Der größte Trumpf des Films ist aber am Ende sein Held Adolf Grünbaum, der all der Boshaftigkeit der Nazis mit einer unbedarften Güte und moralischen Überlegenheit entgegentritt, die ihresgleichen sucht. Als seine Frau Elsa (Adriana Altaras, *1960) Hitler, der sich bekümmert zu Grünbaums ins Bett flüchtet, mit einem Kissen ersticken will, hält er ihr entgegen, wenn sie das tue, sei sie nicht besser als Hitler, sie töte einen wehrlosen Menschen.
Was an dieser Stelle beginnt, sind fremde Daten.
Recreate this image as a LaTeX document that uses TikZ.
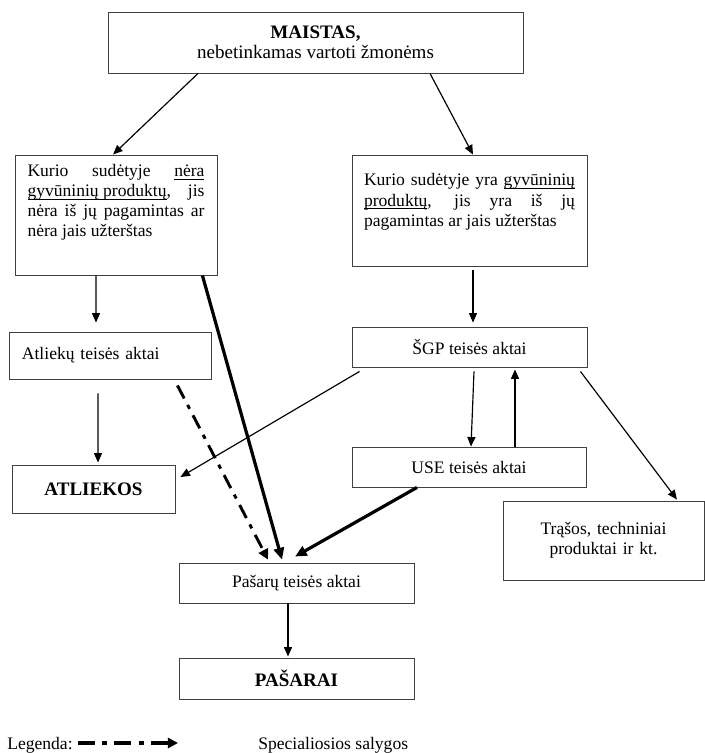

Das hindert Grünbaum aber keineswegs daran, die Nazis mit ihren eigenen Waffen zu schlagen. Als Hitler nämlich kurz vor der geplanten Rede die Stimme verliert, soll Grünbaum unter dem Podest versteckt für ihn reden. Natürlich ist dies eine klare Anspielung auf „Der Große Diktator“. Doch während Charlie Chaplins (1889 – 1977) jüdischer Friseur eine Rede über Frieden und Freiheit hält, entschließt Grünbaum sich, all das auszusprechen, was das Volk seiner Ansicht nach über seinen „Führer“ wissen sollte: die wirklich wahrste Wahrheit über Adolf Hitler. Man könnte kritisieren, diese Szene sei dann doch etwas zu sehr mitten ins Gesicht. Zumindest für uns als Zuschauer ist es so, als bekämen wir all das noch einmal gesagt, was uns der Film schon gezeigt hätte: Hitler der Bettnässer, der ganze Völker für die Demütigungen durch den eigenen Vater büßen lässt. Die Szene ist erzählerisch und inhaltlich konsequent, hätte aber vielleicht rhetorisch etwas subtiler ausfallen können.
Doch am Ende bleibt ein Film, der die Nazis mit boshaftem Spott, den sie allemal verdient haben, vorführt. Er ist dabei gewiss nicht immer subtil, aber öfter als man auf den ersten Blick meinen möchte.